Some news Mari imparted sent Dag in search of Fawn even before a visit to the bathhouse on his own behalf. The sound of Fawn’s voice raised in, what else, a question, tugged his ear as he was passing down the end stairs, and he about-faced into the second-floor corridor. A door stood open—Saun’s—and he paused outside it as Saun’s voice returned:
“My first impression of him was as one of those grumpy old fellows who never talks except to criticize you. You know the sort?”
“Oh, yes.”
“He rode or walked in the back and never spoke much. The light began to dawn for me when Mari set him at the cap—that’s the patroller in the end or edge position of a grid with no one beyond. We don’t spread out to the limits of our vision, d’you see, but to the limits of our groundsenses. If you and the patrollers to your sides can just sense each other, you know you aren’t missing any malice sign between you. Mari sent him out a mile. That’s more than double the best range of my groundsense.”
Fawn made an encouraging noise.
Saun, suitably rewarded, continued, “Then I got to noticing that whenever Mari wanted something done out of the ordinary way, she’d send him. Or that it was his idea. He didn’t tell tales often, but when he did, they were from all over, I mean everywhere. I’d start to add up all the people and places in my head, and think, How? I’d thought he had no humor, but finally figured out it was just maddening-dry. He didn’t seem like much at first, but he sure accumulated.
And you?”
“Different than yours, I’ll say. He just arrived. All at once. Very…
definitely there. I feel like I’ve been unpacking him ever since and am nowhere near the bottom yet.”
“Huh. He’s like that on patrol, in a way.”
“Is he good?”
“It’s like he’s more there than anyone… no, that’s not right. It’s like he’s so nowhere-else. If you see?”
“Mm, maybe. How old is he really?

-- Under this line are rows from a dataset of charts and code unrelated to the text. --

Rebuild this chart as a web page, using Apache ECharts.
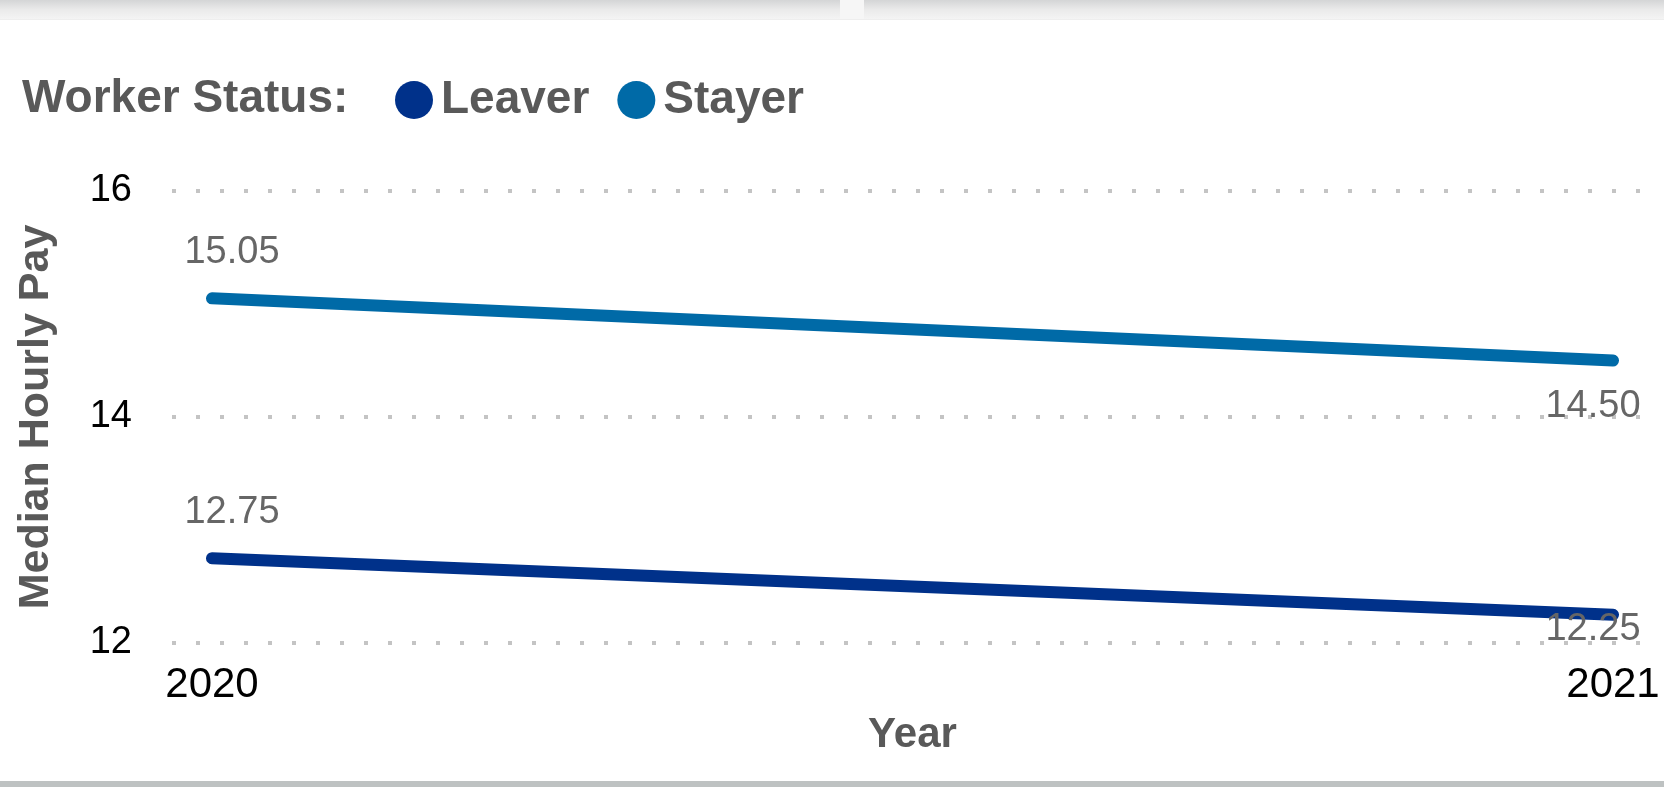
<!DOCTYPE html>
<html>
<head>
<meta charset="utf-8">
<script src="https://cdn.jsdelivr.net/npm/echarts@6/dist/echarts.min.js"></script>
<style>
html,body{margin:0;padding:0;background:#fff;}
#chart{width:1664px;height:787px;}
</style>
</head>
<body>
<div id="chart"></div>
<script>
// ---- data ----
const years = ['2020', '2021'];
const leaverPay = [12.75, 12.25];
const stayerPay = [15.05, 14.50];
const seriesNames = ['Leaver', 'Stayer'];
const legendTitle = 'Worker Status:';
const yAxisName = 'Median Hourly Pay';
const xAxisName = 'Year';
const yMin = 12, yMax = 16, yInterval = 2;

// ---- style ----
const colors = ['#00318A', '#006AA7'];
const FONT = '"Liberation Sans", Arial, sans-serif';
const G = { top: 191, bottom: 144 };
const PLOT_BOTTOM = 787 - G.bottom;

function makeSeries(name, values, color) {
  return {
    name: name,
    type: 'line',
    xAxisIndex: 1,
    yAxisIndex: 1,
    data: values,
    symbol: 'circle',
    symbolSize: 1,
    showSymbol: true,
    itemStyle: { color: color },
    lineStyle: { color: color, width: 12, cap: 'round', join: 'round' },
    label: {
      show: true,
      position: 'inside',
      formatter: p => Number(p.value).toFixed(2),
      fontFamily: FONT,
      fontSize: 38,
      color: '#666666'
    },
    // first point: label above-right; last point: label below-left, kept inside the plot
    labelLayout: function (p) {
      const r = p.labelRect;
      const c = r.y + r.height / 2;
      if (p.dataIndex === 0) return { dx: 20, dy: -46 };
      let dy = 46;
      const maxC = PLOT_BOTTOM - 13;
      if (c + dy > maxC) dy = maxC - c;
      return { dx: -20, dy: dy };
    },
    emphasis: { disabled: true },
    animation: false
  };
}

const chart = echarts.init(document.getElementById('chart'), null, { renderer: 'canvas' });
chart.setOption({
  backgroundColor: '#ffffff',
  animation: false,
  color: colors,
  graphic: [
    {
      type: 'rect', left: 0, top: 0, z: -1,
      shape: { width: 1664, height: 19 },
      style: {
        fill: new echarts.graphic.LinearGradient(0, 0, 0, 1, [
          { offset: 0, color: '#d4d5d6' },
          { offset: 0.5, color: '#eaeaea' },
          { offset: 1, color: '#f4f4f4' }
        ])
      }
    },
    {
      type: 'rect', left: 840, top: 0, z: -1,
      shape: { width: 24, height: 19 },
      style: { fill: '#f6f6f6' }
    },
    {
      type: 'rect', left: 0, top: 19, z: -1,
      shape: { width: 1664, height: 1 },
      style: { fill: '#eeeeee' }
    },
    {
      type: 'rect', left: 0, top: 781, z: -1,
      shape: { width: 1664, height: 6 },
      style: { fill: '#bec2c2' }
    }
  ],
  title: {
    text: legendTitle,
    left: 22, top: 76, padding: 0,
    textStyle: { fontFamily: FONT, fontSize: 46, fontWeight: 'bold', color: '#595959' }
  },
  legend: {
    data: seriesNames,
    left: 395, top: 77, padding: 0,
    icon: 'circle',
    itemWidth: 38, itemHeight: 39,
    itemGap: 28,
    textStyle: { fontFamily: FONT, fontSize: 46, fontWeight: 'bold', color: '#595959', padding: [0, 0, 0, 3] }
  },
  grid: [
    { left: 172, right: 24, top: G.top, bottom: G.bottom, containLabel: false },
    { left: 212, right: 51, top: G.top, bottom: G.bottom, containLabel: false }
  ],
  xAxis: [
    { gridIndex: 0, type: 'category', data: years, show: false },
    {
      gridIndex: 1, type: 'category', data: years, boundaryGap: false,
      axisLine: { show: false }, axisTick: { show: false }, splitLine: { show: false },
      axisLabel: { interval: 0, margin: 21, fontFamily: FONT, fontSize: 42, color: '#000000' },
      name: xAxisName, nameLocation: 'middle', nameGap: 71,
      nameTextStyle: { fontFamily: FONT, fontSize: 42, fontWeight: 'bold', color: '#595959' }
    }
  ],
  yAxis: [
    {
      gridIndex: 0, type: 'value', min: yMin, max: yMax, interval: yInterval,
      axisLine: { show: false }, axisTick: { show: false },
      axisLabel: { margin: 40, fontFamily: FONT, fontSize: 38, color: '#000000' },
      splitLine: { show: true, lineStyle: { color: '#c4c4c4', width: 4, type: [4, 20] } },
      name: yAxisName, nameLocation: 'middle', nameGap: 114,
      nameTextStyle: { fontFamily: FONT, fontSize: 43, fontWeight: 'bold', color: '#595959' }
    },
    {
      gridIndex: 1, type: 'value', min: yMin, max: yMax, interval: yInterval, show: false,
      splitLine: { show: false }
    }
  ],
  series: [
    makeSeries(seriesNames[0], leaverPay, colors[0]),
    makeSeries(seriesNames[1], stayerPay, colors[1])
  ]
});
</script>
</body>
</html>
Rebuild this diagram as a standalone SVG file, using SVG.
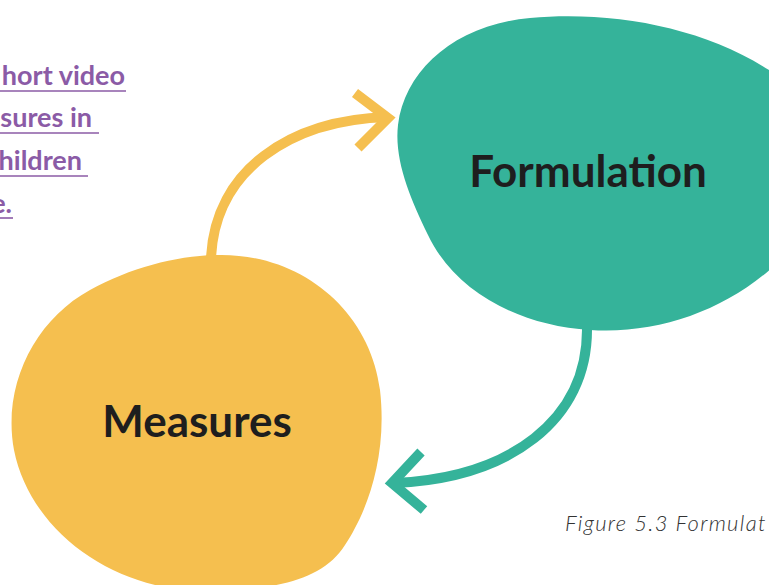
<svg xmlns="http://www.w3.org/2000/svg" width="769" height="585" viewBox="0 0 769 585">
<style>
.blob-y{fill:#F5BF4F}
.blob-g{fill:#35B39A}
.label{font-family:Lato,"Open Sans","Liberation Sans",sans-serif;font-weight:bold;font-size:44px;fill:#1E1E1E;text-anchor:middle}
.link{font-family:Lato,"Open Sans","Liberation Sans",sans-serif;font-weight:bold;font-size:27px;fill:#8B5BA6;text-anchor:end}
.ul{stroke:#8B5BA6;stroke-width:1.6}
.cap{font-family:Lato,"Open Sans","Liberation Sans",sans-serif;font-style:italic;font-weight:300;font-size:22px;letter-spacing:1.3px;fill:#333}
.arr{fill:none;stroke-width:10}
</style>
<rect width="769" height="585" fill="#fff"/>
<g id="link-text">
<text class="link" x="125" y="85">hort video</text>
<line class="ul" x1="0" y1="91" x2="126" y2="91"/>
<text class="link" x="92" y="127">sures in</text>
<line class="ul" x1="0" y1="133" x2="99" y2="133"/>
<text class="link" x="82" y="170">hildren</text>
<line class="ul" x1="0" y1="176" x2="88" y2="176"/>
<text class="link" x="12" y="213">e.</text>
<line class="ul" x1="0" y1="218" x2="13" y2="218"/>
</g>
<g id="measures">
<path class="blob-y" d="M215,255 C300,252 370,310 380,390 C388,460 365,515 345,545 C320,585 260,592 190,590 C110,586 30,530 14,450 C2,385 35,320 90,290 C130,268 175,256 215,255 Z"/>
<text class="label" x="197" y="437">Measures</text>
</g>
<g id="formulation">
<path class="blob-g" d="M398,125 C405,70 455,25 530,18 C620,10 720,30 790,85 L790,250 C740,305 665,335 590,330 C520,326 455,292 428,235 C410,198 394,160 398,125 Z"/>
<text class="label" x="588" y="187">Formulation</text>
</g>
<g id="connectors">
<path class="arr" stroke="#F5BF4F" d="M211,258 C215,170 290,120 388,117"/>
<path class="arr" stroke="#F5BF4F" d="M355,93 L388,118 L358,148"/>
<path class="arr" stroke="#35B39A" d="M587,328 C588,420 510,478 394,483"/>
<path class="arr" stroke="#35B39A" d="M421,452 L392,483 L424,510"/>
</g>
<text class="cap" x="565" y="531">Figure 5.3 Formulat</text>
</svg>
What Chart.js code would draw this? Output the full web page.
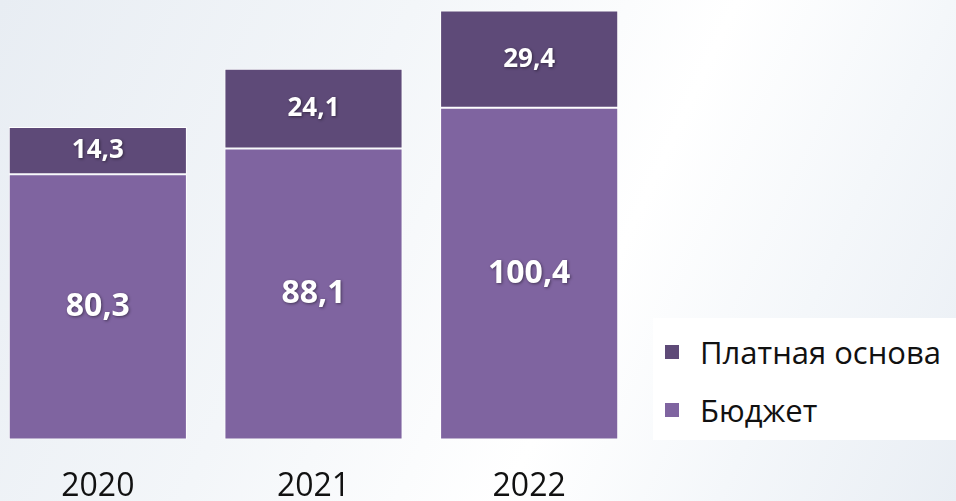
<!DOCTYPE html>
<html lang="ru">
<head>
<meta charset="UTF-8">
<title>Бюджет и платная основа</title>
<script src="https://cdn.jsdelivr.net/npm/chart.js@4.4.0/dist/chart.umd.min.js"></script>
<style>
  html, body { margin: 0; padding: 0; }
  body {
    width: 956px; height: 501px; overflow: hidden; position: relative;
    background: linear-gradient(115deg, #e8edf3 0%, #f3f6f9 35%, #ffffff 62%, #f4f7fa 80%, #e9eef4 100%);
    font-family: "Open Sans", "Noto Sans", sans-serif;
  }
  #wrap { position: absolute; left: -10px; top: 0; width: 647px; height: 526px; }
  #legend {
    position: absolute; left: 653px; top: 318px; width: 303px; height: 122px;
    background: #ffffff;
  }
  .item { position: absolute; left: 12px; display: flex; align-items: center; font-size: 31px; color: #111; line-height: 40px; }
  .item span.box { width: 14px; height: 14px; margin-right: 21px; display: inline-block; }
</style>
</head>
<body>
<div id="wrap"><canvas id="chart"></canvas></div>
<div id="legend"></div>

<script>
// данные
var years = ['2020', '2021', '2022'];
var budget = [80.3, 88.1, 100.4];
var paid = [14.3, 24.1, 29.4];

var colBudget = '#7f64a0';
var colPaid = '#5e4a78';

// подписи значений в центре сегментов
var valueLabels = {
  id: 'valueLabels',
  afterDatasetsDraw: function (chart) {
    var ctx = chart.ctx;
    chart.data.datasets.forEach(function (ds, i) {
      var meta = chart.getDatasetMeta(i);
      meta.data.forEach(function (bar, j) {
        var p = bar.getProps(['x', 'y', 'base'], true);
        ctx.save();
        ctx.font = 'bold ' + ds.labelSize + 'px "Open Sans"';
        ctx.fillStyle = '#ffffff';
        ctx.textAlign = 'center';
        ctx.textBaseline = 'middle';
        ctx.shadowColor = 'rgba(0,0,0,0.45)';
        ctx.shadowBlur = 3;
        ctx.shadowOffsetX = 1;
        ctx.shadowOffsetY = 1;
        ctx.fillText(ds.data[j].toFixed(1).replace('.', ','), p.x, (p.y + p.base) / 2);
        ctx.restore();
      });
    });
  }
};

var chart = new Chart(document.getElementById('chart'), {
  type: 'bar',
  data: {
    labels: years,
    datasets: [
      { label: 'Бюджет', data: budget, backgroundColor: colBudget, labelSize: 32 },
      { label: 'Платная основа', data: paid, backgroundColor: colPaid, labelSize: 26 }
    ]
  },
  options: {
    responsive: true,
    maintainAspectRatio: false,
    animation: false,
    layout: { padding: 0 },
    datasets: {
      bar: {
        categoryPercentage: 1,
        barPercentage: 0.826,
        borderColor: '#ffffff',
        borderWidth: 1,
        borderSkipped: false
      }
    },
    scales: {
      x: {
        stacked: true,
        grid: { display: false },
        border: { display: false },
        ticks: { color: '#111', padding: 20, font: { family: 'Open Sans', size: 32 } }
      },
      y: {
        stacked: true,
        display: false,
        min: 0,
        max: 133
      }
    },
    plugins: {
      legend: { display: false },
      tooltip: { enabled: false }
    }
  },
  plugins: [valueLabels]
});

// легенда
var legend = document.getElementById('legend');
[['Платная основа', colPaid, 14], ['Бюджет', colBudget, 72]].forEach(function (it) {
  var d = document.createElement('div');
  d.className = 'item';
  d.style.top = it[2] + 'px';
  d.innerHTML = '<span class="box" style="background:' + it[1] + '"></span>' + it[0];
  legend.appendChild(d);
});
</script>
</body>
</html>
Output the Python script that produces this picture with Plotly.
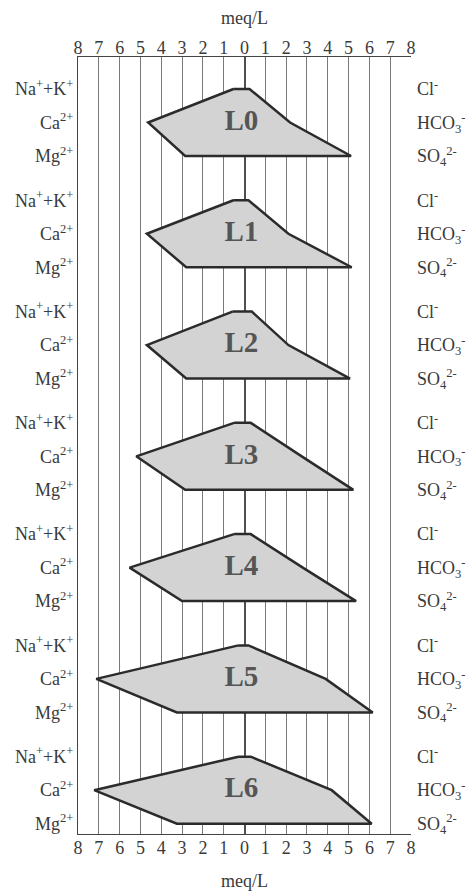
import plotly.graph_objects as go

# ---- data (meq/L) ----
samples = ["L0", "L1", "L2", "L3", "L4", "L5", "L6"]
na_k = [0.53, 0.53, 0.58, 0.50, 0.50, 0.29, 0.29]
ca = [4.63, 4.69, 4.69, 5.20, 5.52, 7.12, 7.22]
mg = [2.85, 2.80, 2.80, 2.85, 3.00, 3.25, 3.25]
cl = [0.24, 0.19, 0.35, 0.30, 0.30, 0.19, 0.30]
hco3 = [2.19, 2.11, 2.11, 2.75, 2.80, 3.90, 4.19]
so4 = [5.12, 5.15, 5.07, 5.23, 5.36, 6.16, 6.11]

tick_vals = list(range(-8, 9))
tick_text = [str(abs(v)) for v in tick_vals]
cation_labels = ["Na<sup>+</sup>+K<sup>+</sup>", "Ca<sup>2+</sup>", "Mg<sup>2+</sup>"]
anion_labels = ["Cl<sup>-</sup>", "HCO<sub>3</sub><sup>-</sup>", "SO<sub>4</sub><sup>2-</sup>"]

GROUP = 3.322  # vertical spacing between samples (row units)
FONT = "Liberation Serif"
TXT = "#3a3a3a"

fig = go.Figure()

row_vals, left_text, right_text = [], [], []
for i, name in enumerate(samples):
    y0 = i * GROUP
    ys = [y0, y0, y0 + 1, y0 + 2, y0 + 2, y0 + 1, y0]
    xs = [-na_k[i], cl[i], hco3[i], so4[i], -mg[i], -ca[i], -na_k[i]]
    fig.add_trace(go.Scatter(
        x=xs, y=ys, mode="lines", fill="toself",
        fillcolor="rgb(211,211,211)",
        line=dict(color="#2b2b2b", width=2.5),
        hoverinfo="skip", showlegend=False))
    fig.add_trace(go.Scatter(
        x=[-0.15], y=[y0 + 1.0], mode="text", text=[f"<b>{name}</b>"],
        textfont=dict(family=FONT, size=29, color="#555555"),
        hoverinfo="skip", showlegend=False))
    for j in range(3):
        row_vals.append(y0 + j)
        left_text.append(cation_labels[j])
        right_text.append(anion_labels[j])

y_top = -0.955
y_bot = 22.24

# helper invisible traces so overlay axes render
fig.add_trace(go.Scatter(x=[0], y=[0], xaxis="x2", yaxis="y", mode="markers",
                         marker=dict(opacity=0), hoverinfo="skip", showlegend=False))
fig.add_trace(go.Scatter(x=[0], y=[0], xaxis="x", yaxis="y2", mode="markers",
                         marker=dict(opacity=0), hoverinfo="skip", showlegend=False))

axis_font = dict(family=FONT, size=18, color=TXT)
title_font = dict(family=FONT, size=18, color=TXT)

fig.update_layout(
    width=466, height=891,
    margin=dict(l=78, r=55, t=57, b=57, autoexpand=False),
    paper_bgcolor="white", plot_bgcolor="white",
    font=dict(family=FONT),
    showlegend=False,
    xaxis=dict(range=[-8, 8], tickvals=tick_vals, ticktext=tick_text,
               showgrid=True, gridcolor="#7a7a7a", gridwidth=1,
               zeroline=True, zerolinecolor="#505050", zerolinewidth=2.2,
               showline=True, linecolor="#444444", linewidth=1.2, mirror=True,
               ticks="", tickfont=axis_font, automargin=False, ticklabelstandoff=-3,
               title=dict(text="meq/L", font=title_font, standoff=21)),
    xaxis2=dict(range=[-8, 8], overlaying="x", side="top", tickvals=tick_vals,
                ticktext=tick_text, showgrid=False, zeroline=False, showline=False,
                ticks="", tickfont=axis_font, automargin=False, ticklabelstandoff=-2,
                title=dict(text="meq/L", font=title_font, standoff=9)),
    yaxis=dict(range=[y_bot, y_top], tickvals=row_vals, ticktext=left_text,
               showgrid=False, zeroline=False, showline=True, linecolor="#444444",
               linewidth=1.2, ticks="", automargin=False,
               tickfont=dict(family=FONT, size=18, color=TXT)),
    yaxis2=dict(range=[y_bot, y_top], overlaying="y", side="right", tickvals=row_vals,
                ticktext=right_text, showgrid=False, zeroline=False, showline=False,
                ticks="", automargin=False, ticklabelstandoff=5,
                tickfont=dict(family=FONT, size=18, color=TXT)),
)

fig.write_html("out.html")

I’ve had trouble figuring that out—”
Suppressed ground or no, someone was bound to notice the swamp reek wafting from the hall on the humid summer air pretty soon. Dag unquirked his lips, knocked on the doorframe, and stepped inside.
Saun lay abed wearing, above, only his bandages; the rest, however clothed, was covered by a sheet. Fawn, in her blue dress, sat leaning back in a chair with her bare feet up on the bed edge, catching, presumably with her wriggling toes, whatever faint breeze might carry from the window. For once, her hands were empty, but Saun’s brown hair showed signs of being recently combed and rebraided into two neat, workmanlike plaits.
Dag was greeted with broad smiles on two faces equally fresh with youth and pale with recent injury. Both hurt near-fatally on his watch—now, there was a thought to cringe from—but their expressions showed only trust and affection. He tried to muster a twinge of generational jealousy, but their beauty just made him want to weep. Not good. Six days on patrol with nary a malice sign shouldn’t leave him this tired and strange.
“How de’, Spark. Lookin’ for you. Hello, Saun. How’re the ribs?”
“Better.” Saun sat up eagerly, his flinch belying his words. “They have me walking up and down the hall now. Fawn here’s been keeping me company.”
“Good!” said Dag genially. “And what have you two found to talk about?”
Saun looked embarrassed. “Oh, this and that.”
Fawn returned more nimbly, “Why were you looking for me?”